In this quaint municipality of 3,000 inhabitants, the chaos started at lunchtime Sunday when a 19-year-old Albanian cut in the food line at the town’s new tent city, prompting a reprimand from a 43-year-old Pakistani. Pushes degenerated into punches. Soon, 300 migrants wielding pepper spray and metal pipes were attacking each other in rival mobs.
A caravan of ambulances and SWAT team vans careened down streets lined with gawking residents. More than 50 police officers struggled for hours to restore order, with three hospitalized with injuries, according to witnesses and local officials.
“You know, when the refugees started coming, I was one of those who saw people needing help and I thought we have to help,” Harry Kloska told The Washington Post.

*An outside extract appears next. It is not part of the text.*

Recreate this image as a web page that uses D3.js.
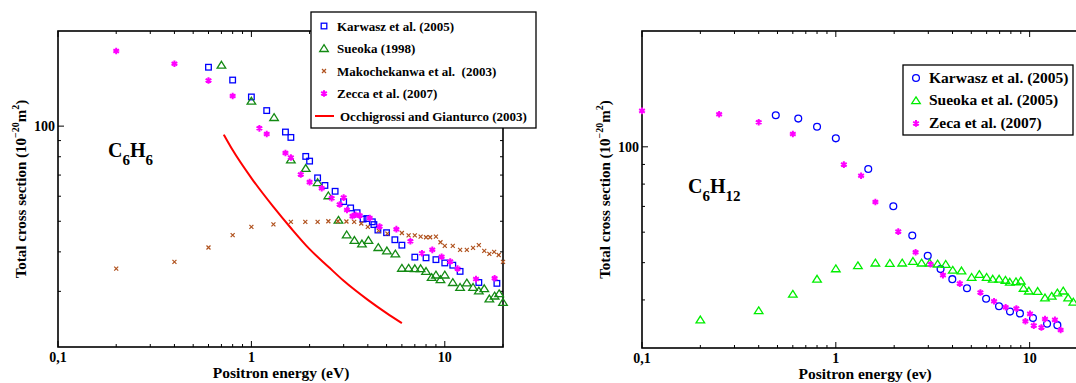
<html lang='eng'>
<head>
<script src="https://d3js.org/d3.v7.min.js" charset="utf-8"></script>
<style>
  body { margin: 0; background: #fff; }
  svg text { font-family: "Liberation Serif", "DejaVu Serif", "Times New Roman", serif; font-weight: bold; fill: #000; }
</style>
</head>
<body>
<script>
// ---- data: left panel (C6H6) ----
var karwaszC6H6 = [[0.6,153.6],[0.8,139.9],[1.0,123.7],[1.2,112],[1.5,95.8],[1.6,92.1],[1.91,80.2],[2.0,77.5],
  [2.2,68.6],[2.4,64.9],[2.71,62.2],[3.0,57.7],[3.26,55.1],[3.52,53.2],[3.78,50.8],[3.96,51],[4.22,49.8],[4.3,48.8],
  [4.51,46.9],[5.0,46],[5.52,43.7],[6.0,42],[7.0,38.5],[8.0,38.3],[9.0,37.8],[10,36.9],[11,36.3],[12,34.7],[15,32],[18.6,31.8]];
var sueokaC6H6 = [[0.7,156],[1.0,120],[1.31,106.5],[1.6,78.2],[1.91,73.5],[2.2,66.3],[2.5,60.2],[2.82,50.4],[3.11,45.3],
  [3.41,43.5],[3.73,42.4],[4.03,43.5],[4.53,41.3],[5.02,40.3],[5.55,39.4],[6.0,35.5],[6.5,35.5],[7.0,35.4],[7.5,35.4],
  [8.0,34.7],[8.55,33.2],[9.0,33.8],[9.5,32.7],[10,33.8],[11,32],[12,30.9],[13,31.9],[14,30.9],[15,30.1],[16,30.6],
  [17,28.4],[18.1,29],[19.1,29.5],[20,27.7]];
var makoC6H6 = [[0.2,35.4],[0.4,37.2],[0.6,41.3],[0.8,45.2],[1.0,48],[1.3,48.9],[1.6,49.8],[1.9,49.8],[2.2,49.8],[2.5,50],
  [2.8,50],[3.1,49.9],[3.4,49.8],[3.7,49.2],[4.0,48],[4.55,46.7],[5.05,45.7],[6.0,45.9],[6.5,45.1],[7.0,45.1],[7.5,44.7],
  [8.0,44.5],[8.4,44.5],[9.0,44.7],[9.5,42.9],[10,41.8],[11,41.8],[12,40.6],[13,40.6],[14,41.2],[15,42],[16,40.3],
  [17,39.4],[18,40],[19,39.1],[20,37.2]];
var zeccaC6H6 = [[0.2,172.8],[0.4,157.5],[0.6,139.5],[0.8,124.6],[1.1,98.4],[1.2,94.4],[1.5,82.2],[1.6,79.6],[1.8,70.3],
  [2.0,66.5],[2.31,63.6],[2.6,59.1],[2.86,56.5],[3.0,59.4],[3.12,54.3],[3.33,51.9],[3.46,52.4],[3.63,52.1],[4.09,51.2],
  [4.6,48.1],[5.62,47.2],[6.64,43.2],[7.62,39.6],[8.62,40.6],[9.63,38.6],[10.67,37.3],[11.64,35.4],[14.5,32.8],[18.1,33]];
var occhiC6H6 = [[0.72,94],[0.8,84],[1.0,68.5],[1.3,55.5],[1.6,47.6],[2.0,40.8],[2.5,35.9],[3.0,32.4],[4.0,28.2],
  [5.0,25.6],[6.0,23.8]];

// ---- data: right panel (C6H12) ----
var karwaszC6H12 = [[0.49,120.8],[0.64,118.4],[0.8,112.8],[1.0,105.2],[1.47,87.6],[1.98,70.1],[2.48,58.8],[2.98,52.1],
  [3.47,48.1],[3.99,45.3],[4.75,42.9],[5.96,40.3],[6.95,38.5],[7.92,37.3],[8.91,36.9],[10.4,35.9],[12.3,34.7],[13.9,34.4]];
var sueokaC6H12 = [[0.2,35.5],[0.4,37.5],[0.6,41.4],[0.8,45.3],[1.0,48.2],[1.3,49.1],[1.6,49.9],[1.9,49.8],[2.2,49.9],
  [2.5,50.4],[2.77,49.9],[3.05,49.9],[3.35,49.6],[3.69,49.5],[4.01,47.8],[4.45,47.6],[5.02,45.8],[5.5,46.6],[6.0,45.8],
  [6.45,45.3],[6.96,45.3],[7.5,45],[7.9,44.5],[8.5,44.6],[9.0,44.8],[9.3,42.9],[9.9,42.2],[11,42.1],[12,40.5],[13,40.9],
  [13.9,41.7],[14.9,42.2],[15.8,40.5],[16.8,39.5]];
var zecaC6H12 = [[0.1,124],[0.25,121.5],[0.4,115.8],[0.6,108],[1.1,89.9],[1.35,84.1],[1.6,71.9],[2.1,60.2],[2.58,53.2],
  [3.08,49.5],[3.57,46.4],[4.36,44.1],[5.57,41.8],[6.55,39.7],[7.52,38.3],[8.54,38],[9.51,35.2],[10.04,36.8],[10.5,34.3],
  [11.5,33.9],[12.0,35.7],[13.5,35.5],[14.45,33.4]];

// ---- tick labels ----
var xTickValues = [0.1, 1, 10];
var xTickLabels = ["0,1", "1", "10"];
var yTickValues = [100];
var yTickLabels = ["100"];

var width = 1076, height = 383;
var svg = d3.select("body").append("svg").attr("width", width).attr("height", height)
  .attr("font-family", "Liberation Serif, DejaVu Serif, serif");

// marker shapes
function marker(g, type, color, cx, cy) {
  if (type == "square") {
    g.append("rect").attr("x", cx - 2.8).attr("y", cy - 2.8).attr("width", 5.6).attr("height", 5.6)
      .attr("fill", "none").attr("stroke", color).attr("stroke-width", 1.3);
  } else if (type == "triangle") {
    g.append("path").attr("d", "M" + cx + "," + (cy - 3.8) + "L" + (cx + 4.3) + "," + (cy + 3) + "L" + (cx - 4.3) + "," + (cy + 3) + "Z")
      .attr("fill", "none").attr("stroke", color).attr("stroke-width", 1.3);
  } else if (type == "circle") {
    g.append("circle").attr("cx", cx).attr("cy", cy).attr("r", 3.4)
      .attr("fill", "none").attr("stroke", color).attr("stroke-width", 1.3);
  } else if (type == "cross") {
    g.append("path").attr("d", "M" + (cx - 2) + "," + (cy - 2) + "L" + (cx + 2) + "," + (cy + 2) + "M" + (cx - 2) + "," + (cy + 2) + "L" + (cx + 2) + "," + (cy - 2))
      .attr("stroke", color).attr("stroke-width", 1.2);
  } else if (type == "star") {
    g.append("path").attr("d", d3.symbol().type(d3.symbolAsterisk).size(30)())
      .attr("transform", "translate(" + cx + "," + cy + ")")
      .attr("fill", "none").attr("stroke", color).attr("stroke-width", 2);
  }
}

function drawPanel(p) {
  var x = d3.scaleLog().domain([0.1, 20]).range([p.x0, p.x1]);
  var y = d3.scaleLog().domain([p.ymin, 200]).range([p.y1, p.y0]);
  var g = svg.append("g");

  // ticks (inward, all four sides)
  var xMinor = [], yMinor = [];
  [0.1, 1, 10].forEach(function(d) { for (var k = 2; k <= 9; k++) if (d * k <= 20) xMinor.push(d * k); });
  [10, 100].forEach(function(d) { for (var k = 1; k <= 9; k++) { var v = d * k; if (v > p.ymin && v < 200 && v != 100) yMinor.push(v); } });

  xMinor.forEach(function(v) {
    g.append("line").attr("x1", x(v)).attr("x2", x(v)).attr("y1", p.y1).attr("y2", p.y1 - 3).attr("stroke", "#000");
    g.append("line").attr("x1", x(v)).attr("x2", x(v)).attr("y1", p.y0).attr("y2", p.y0 + 3).attr("stroke", "#000");
  });
  xTickValues.forEach(function(v, i) {
    g.append("line").attr("x1", x(v)).attr("x2", x(v)).attr("y1", p.y1).attr("y2", p.y1 - 6).attr("stroke", "#000");
    g.append("line").attr("x1", x(v)).attr("x2", x(v)).attr("y1", p.y0).attr("y2", p.y0 + 6).attr("stroke", "#000");
    g.append("text").attr("x", x(v)).attr("y", p.y1 + 15).attr("text-anchor", "middle")
      .attr("font-size", "14px").text(xTickLabels[i]);
  });
  yMinor.forEach(function(v) {
    g.append("line").attr("x1", p.x0).attr("x2", p.x0 + 3).attr("y1", y(v)).attr("y2", y(v)).attr("stroke", "#000");
    g.append("line").attr("x1", p.x1).attr("x2", p.x1 - 3).attr("y1", y(v)).attr("y2", y(v)).attr("stroke", "#000");
  });
  yTickValues.forEach(function(v, i) {
    g.append("line").attr("x1", p.x0).attr("x2", p.x0 + 6).attr("y1", y(v)).attr("y2", y(v)).attr("stroke", "#000");
    g.append("line").attr("x1", p.x1).attr("x2", p.x1 - 6).attr("y1", y(v)).attr("y2", y(v)).attr("stroke", "#000");
    g.append("text").attr("x", p.x0 - 3).attr("y", y(v) + 5).attr("text-anchor", "end")
      .attr("font-size", "14px").text(yTickLabels[i]);
  });

  // frame
  g.append("rect").attr("x", p.x0).attr("y", p.y0).attr("width", p.x1 - p.x0).attr("height", p.y1 - p.y0)
    .attr("fill", "none").attr("stroke", "#000").attr("stroke-width", 1.6);

  // axis labels
  g.append("text").attr("x", p.xlabX).attr("y", p.y1 + 31)
    .attr("text-anchor", "middle").attr("font-size", "15.5px").text(p.xlabel);
  var yl = g.append("text").attr("transform", "translate(" + p.ylabX + "," + ((p.y0 + p.y1) / 2) + ") rotate(-90)")
    .attr("text-anchor", "middle").attr("font-size", "15px");
  yl.append("tspan").text("Total cross section (10");
  yl.append("tspan").attr("font-size", "10px").attr("dy", -7).text("\u221220");
  yl.append("tspan").attr("dy", 7).text("m");
  yl.append("tspan").attr("font-size", "10px").attr("dy", -7).text("2");
  yl.append("tspan").attr("dy", 7).text(")");

  // molecule label
  var ml = g.append("text").attr("x", p.molX).attr("y", p.molY).attr("font-size", "20px");
  p.mol.forEach(function(part) {
    if (part.sub) ml.append("tspan").attr("font-size", "15px").attr("dy", 8).text(part.t);
    else ml.append("tspan").attr("dy", part.up ? -8 : 0).text(part.t);
  });

  // series
  p.series.forEach(function(s) {
    if (s.type == "line") {
      g.append("path").datum(s.data)
        .attr("d", d3.line().curve(d3.curveMonotoneX).x(function(d) { return x(d[0]); }).y(function(d) { return y(d[1]); }))
        .attr("fill", "none").attr("stroke", s.color).attr("stroke-width", 2);
    } else {
      s.data.forEach(function(d) { marker(g, s.type, s.color, x(d[0]), y(d[1])); });
    }
  });

  // legend
  var L = p.legend;
  g.append("rect").attr("x", L.x).attr("y", L.y).attr("width", L.w).attr("height", L.h)
    .attr("fill", "#fff").attr("stroke", "#000").attr("stroke-width", 1.3);
  p.series.forEach(function(s, i) {
    var ly = L.y + L.first + i * L.step;
    if (s.type == "line") {
      g.append("line").attr("x1", L.x + 4).attr("x2", L.x + 23).attr("y1", ly).attr("y2", ly)
        .attr("stroke", s.color).attr("stroke-width", 2);
      g.append("text").attr("x", L.x + 29).attr("y", ly + 4.5).attr("font-size", L.fs).style("white-space", "pre").text(s.name);
    } else {
      marker(g, s.type, s.color, L.x + L.mx, ly);
      g.append("text").attr("x", L.x + L.tx).attr("y", ly + 4.5).attr("font-size", L.fs).style("white-space", "pre").text(s.name);
    }
  });
}

drawPanel({
  x0: 58, x1: 503, y0: 31, y1: 347, ymin: 20,
  xlabel: "Positron energy (eV)", xlabX: 281, ylabX: 26,
  molX: 108, molY: 157, mol: [{t: "C"}, {t: "6", sub: true}, {t: "H", up: true}, {t: "6", sub: true}],
  series: [
    {name: "Karwasz et al. (2005)", type: "square", color: "#0000ff", data: karwaszC6H6},
    {name: "Sueoka (1998)", type: "triangle", color: "#138a13", data: sueokaC6H6},
    {name: "Makochekanwa et al.  (2003)", type: "cross", color: "#b0521e", data: makoC6H6},
    {name: "Zecca et al. (2007)", type: "star", color: "#ff00ff", data: zeccaC6H6},
    {name: "Occhigrossi and Gianturco (2003)", type: "line", color: "#ff0000", data: occhiC6H6}
  ],
  legend: {x: 311, y: 12, w: 225, h: 116, first: 14, step: 22.5, mx: 13, tx: 26, fs: "13px"}
});

drawPanel({
  x0: 642, x1: 1088, y0: 31, y1: 348, ymin: 30,
  xlabel: "Positron energy (ev)", xlabX: 865, ylabX: 610,
  molX: 688, molY: 193, mol: [{t: "C"}, {t: "6", sub: true}, {t: "H", up: true}, {t: "12", sub: true}],
  series: [
    {name: "Karwasz et al. (2005)", type: "circle", color: "#0000ff", data: karwaszC6H12},
    {name: "Sueoka et al. (2005)", type: "triangle", color: "#00ee00", data: sueokaC6H12},
    {name: "Zeca et al. (2007)", type: "star", color: "#ff00ff", data: zecaC6H12}
  ],
  legend: {x: 903, y: 65, w: 170, h: 70, first: 13, step: 22.7, mx: 13, tx: 26, fs: "15.5px"}
});
</script>
</body>
</html>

“But it’s been weeks [since the refugee camp opened], and I have a different opinion now,” he added. “I am not sure that we’re going to be able to do this, to help so many people from so many different countries.”
Riots also broke out in Hamburg, Germany at two other refugee camps; one of which involved roughly 100 migrants who were using wooden planks as weapons that took more than a dozen police units to stop.
Beyond the responses to the riots that have broken out, the rapid influx of migrants is making some Germans not only upset, but more fearful too.
Nevertheless, nervous residents say they have started locking their doors at night. In town, one mother angrily complained that the newcomers sexually harassed her 17-year old daughter at a bus stop. “Of course we are afraid,” she said.
Mayor Maik Mackewitz said “several young women” have stopped jogging in the nearby woods “because they are afraid of all these groups of men walking around.”
The local Edeka grocery store, meanwhile, has hired security guards for the first time because of concerns that refugees open packages of food without paying, the mayor said. On a recent afternoon, the store’s new guards were unsuccessfully trying to eject six beer-drinking Albanian migrants from a bench in the parking lot as two elderly German women tut-tutted nearby.
“[C]ompared to some cities in the east of Germany, the people here were welcoming at first,” one former Germany army officer told the Post. “But you see the good will decreasing, and what you have instead is fear.”